Contractors Crane Service (CCS) is taking on a project the size of a mountain and has enlisted the help of a new Link-Belt 138 H5 crane to get the job done.
CCS recently purchased the crane in October from Woods CRW Corp. In Williston, VT.
Pizzagalli Construction, a large national construction firm from Burlington, VT, serves as the project’s general contractor.
The company has contracted CCS to provide crane and operators to execute all steel erection as the two contractors collaborate to build a new lodge and an underground parking structure on Mount Ellen at the Sugarbush Ski Resort in Warren, VT.

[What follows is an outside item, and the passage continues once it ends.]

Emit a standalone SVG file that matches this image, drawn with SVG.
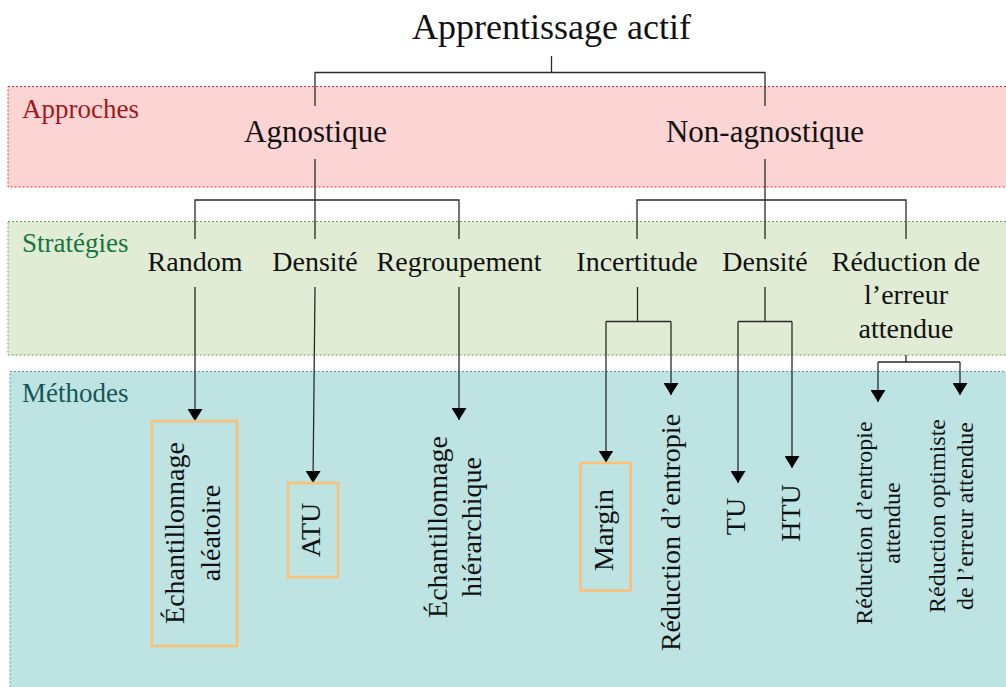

The finished project will be a 117,000-sq.-ft. (10,869 sq m) structure, which includes 2,200 pieces of steel that weigh more than 700 tons (635 t) total.
Construction began in September 2005 and is scheduled for completion in the spring of 2006. (For skiers who wish to avoid construction traffic, Sugarbush Resort also offers accommodations on Lincoln Peak, Mount Ellen’s next-door neighbor.)
According to Project Manager Terry Carpenter, this presents a challenge for the contractors.
“We will be operating through the winter at the base of a ski resort in northern Vermont,” said Carpenter. “What the weather doesn’t throw at us, the guests of the resort will.
“The ski lift is only a few hundred feet from our site and will be operating every day that we are working,” added Carpenter. “We have snowmaking guns that are as close as 40 feet away from our job site.
“At these elevations, hard winds are commonplace and trying to do steel erection at these heights is challenging enough without those winds,” said Carpenter. “[However], CCS’ people have risen to those challenges admirably.”
With the help of the Link-Belt, CCS has been able to move materials around the site from the center of the building project.
The Link-Belt 138 H5 is an 80-ton (73 t) crawler crane with 140 ft. (43 m) of main boom and 45 ft. (14 m) of jib.
According to Sam Davis, crane rental manager of CCS, the company has had very good luck in the past using Link-Belt cranes.
“The Link-Belt LS248H-II, which we owned [prior] to the new machine, has operated virtually maintenance-free and has given us no down time during five years of operation,” said Davis.
“We have literally put no money back into that machine,” he added.
CCS’ cranes are forced to operate under extreme weather conditions. Sometimes temperatures on the job site can reach as cold as 20 degrees below zero.
“Yet, even in those temperatures, our Link-Belt starts every time,” said Davis.
He also finds the Link-Belt easy to assemble and extraordinarily mobile.
“When it came time to purchase the new 138 H5, it was pretty much already determined that we would be buying our next crane from Woods CRW,” said Davis. “We have the need for a rough-terrain crane and this new machine matches up perfectly with what we were looking for.”
“Woods CRW is a local company, also headquartered in Burlington, VT, and the service that we received from them has always been exceptional,” added Davis.
The relationship stretches back at least a generation, when CCS’ founder established a strong business relationship with Woods CRW’s founder Bob Wood.
Pizzagalli Construction was founded in 1958 and is today a nationwide contractor that works on projects as far away as Colorado.
According to Mark Selig of Pizzagalli, the company’s current annual volume of construction work exceeds $32 million.
Most of its projects include handling all of the site work, utility work, and erection of buildings themselves.
Terry Carpenter speaks highly of the contractor and enjoys the partnership between CCS and Pizzagalli.
“We have had a good working relationship with Pizzagalli Construction for many years,” said Carpenter. “Typically, we will work together on one to two jobs a year.”
CCS was founded in 1967 and is the largest crane rental house in Vermont.
The company has a total of 15 cranes available in its fleet, three of which were purchased form Woods CRW, including the Link-Belt, a Manitowoc 222 100-ton (91 t) crawler crane and a Link-Belt LS 248 200-ton (181 t) crawler crane.
According to Mark Selig, “CCS is always great to work with [because] they exhibit great cooperation and a willingness to solve problems.
“In a project of this magnitude, communication is always a key and we’ve never had a problem in that area,” added Selig.
“Pizzagalli Construction has a very strong safety culture and it’s important that our subcontractors share the same philosophy,” he said. “CCS has always come through for us in that area.
“Staying on schedule is also critically important to us and we can count on CCS to hold up their side of that equation,” said Selig.